Falsely submitting voter information has always been possible. What's new is the shift to online systems, making things easier for the citizenry but also for saboteurs. State and civic groups have sought to make registration as simple as possible, lowering the barriers to submitting changes. Meanwhile, data breaches are becoming so common and so large that personal information is available in bulk — consider the Equifax attack that exposed information including names, dates of birth, Social Security numbers, and addresses for 143 million U.S. customers.
Thornburgh said that his group and others have traditionally focused on street-level issues on Election Day, itself, but that this study, along with concerns about Russian interference, highlights another issue: Tampering with vote totals is not the only way to meddle with the system.
Elections need to instill trust in voters, Thornburgh and others said. People need confidence in accuracy — their votes are counted, and false ones aren't — and in security.

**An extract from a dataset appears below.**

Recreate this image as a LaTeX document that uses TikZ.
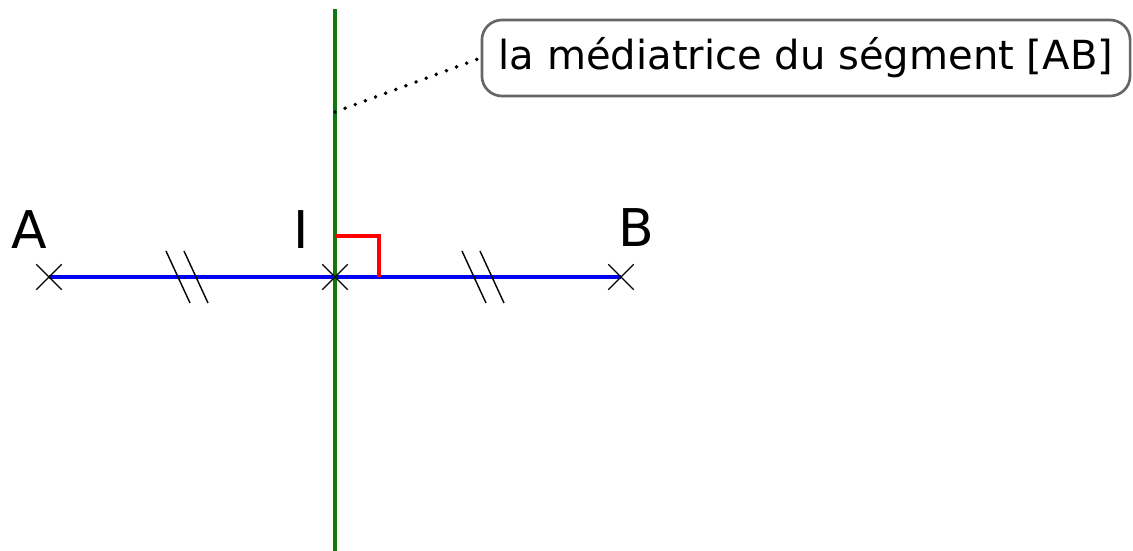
\documentclass[tikz,border=0pt]{standalone}
\usepackage{fontspec}
\setmainfont{DejaVu Sans}
\usetikzlibrary{shapes.misc}
\definecolor{segblue}{HTML}{0000F0}
\definecolor{medgreen}{HTML}{0E7A0E}
\definecolor{bulleline}{HTML}{666666}
\begin{document}
\begin{tikzpicture}[x=0.025cm,y=-0.025cm,
  point/.style={coordinate},
  croix/.style={draw=black, cross out, line width=0.9pt, minimum size=0.6cm, inner sep=0pt},
  lettre/.style={inner sep=0pt, font=\fontsize{37}{40}\selectfont},
  bulle/.style={draw=bulleline, line width=1.9pt, rounded corners=0.5cm, minimum width=16.2cm, minimum height=1.9cm, font=\fontsize{28.5}{32}\selectfont},
  segment/.style={draw=segblue, line width=2.3pt},
  mediatrice/.style={draw=medgreen, line width=2.9pt},
  codage/.style={draw=black, line width=1pt},
  angledroit/.style={draw=red, line width=2.6pt},
  rappel/.style={draw=black, line width=2.8pt, line cap=round, dash pattern=on 0pt off 0.27cm}]
\useasboundingbox (0,0) rectangle (1133,551);
\node[point] (A) at (49,277)  {};
\node[point] (I) at (335,277)  {};
\node[point] (B) at (621,277)  {};
\node[point] (M1) at (335,9)  {};
\node[point] (M2) at (335,551)  {};
\node[point] (M3) at (335,112)  {};
\node[point] (R1) at (335,236)  {};
\node[point] (R2) at (379,236)  {};
\node[point] (R3) at (379,277)  {};
\node[point] (t1) at (178,277)  {};
\node[point] (t2) at (196,277)  {};
\node[point] (t3) at (474,277)  {};
\node[point] (t4) at (492,277)  {};
\node[lettre] (lA) at (29,230)  {A};
\node[lettre] (lI) at (301,230)  {I};
\node[lettre] (lB) at (636,228)  {B};
\node[bulle] (note) at (806,58)  {la médiatrice du ségment [AB]};
\draw[segment]   (A) -- (B);
\draw[mediatrice]   (M1) -- (M2);
\draw[angledroit]   (R1) -- (R2) -- (R3);
\draw[rappel]   (M3) -- (note.west);
\foreach \t in {t1,t2,t3,t4}
  \draw[codage]   ([shift={(-12,-26)}]\t) -- ([shift={(12,26)}]\t);
\node[croix] (xA) at (A)  {};
\node[croix] (xI) at (I)  {};
\node[croix] (xB) at (B)  {};
\end{tikzpicture}
\end{document}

Marks, the elections commissioner, said the state is continuing to upgrade its defenses, and experts said the state's voters appear to be well protected. Ray Murphy, the deputy director of civic advocacy group Pennsylvania Voice, described the state's online registration system as "the premier online voter registration system in the country." New Jersey officials told the researchers they use most of the best practices recommended in the study, according to the report. (They did not respond to multiple emails and calls for comment.)
Election expert Charles Stewart, a political science professor at Massachusetts Institute of Technology, had this advice for voters: Don't panic, but pay attention. If you get a notification in the mail, read it. And don't forget that the convenience for would-be bad guys is convenience for you, too: Go online. Check your information.
"It's just like a bank account," Marks said. "I'm not by nature a very nervous person, but even I check my bank account online periodically."
The study itemized the following steps to execute the attack:
Identify voter registration sites. Researchers found that 35 states and the District of Columbia allow online submission of changes to voter registrations.
Determine personal information required. States require varying information for authentication, such as part or all of a voter's Social Security number, date of birth, and address. Pennsylvania requires name, date of birth, address, political party affiliation, and driver's license number, or name, date of birth, address, party affiliation, and last four digits of Social Security number, the study found. New Jersey requires a zip code, driver's license number, and Social Security number.
Find voter information. Some information, such as names and party affiliations, is available to the public through voter files. Other information is available from illicit sources or computer programs that can predict things such as driver's license numbers.
Beat CAPTCHAs. Pennsylvania uses a CAPTCHA, those tests asking users to prove they are human by doing a task such as reading an altered number or word. These can be defeated by some programs, the researchers said.
Automate the attack. The code for such an attack could be written relatively easily, the researchers said, making a large-scale attack simple once the appropriate information and processes have been determined.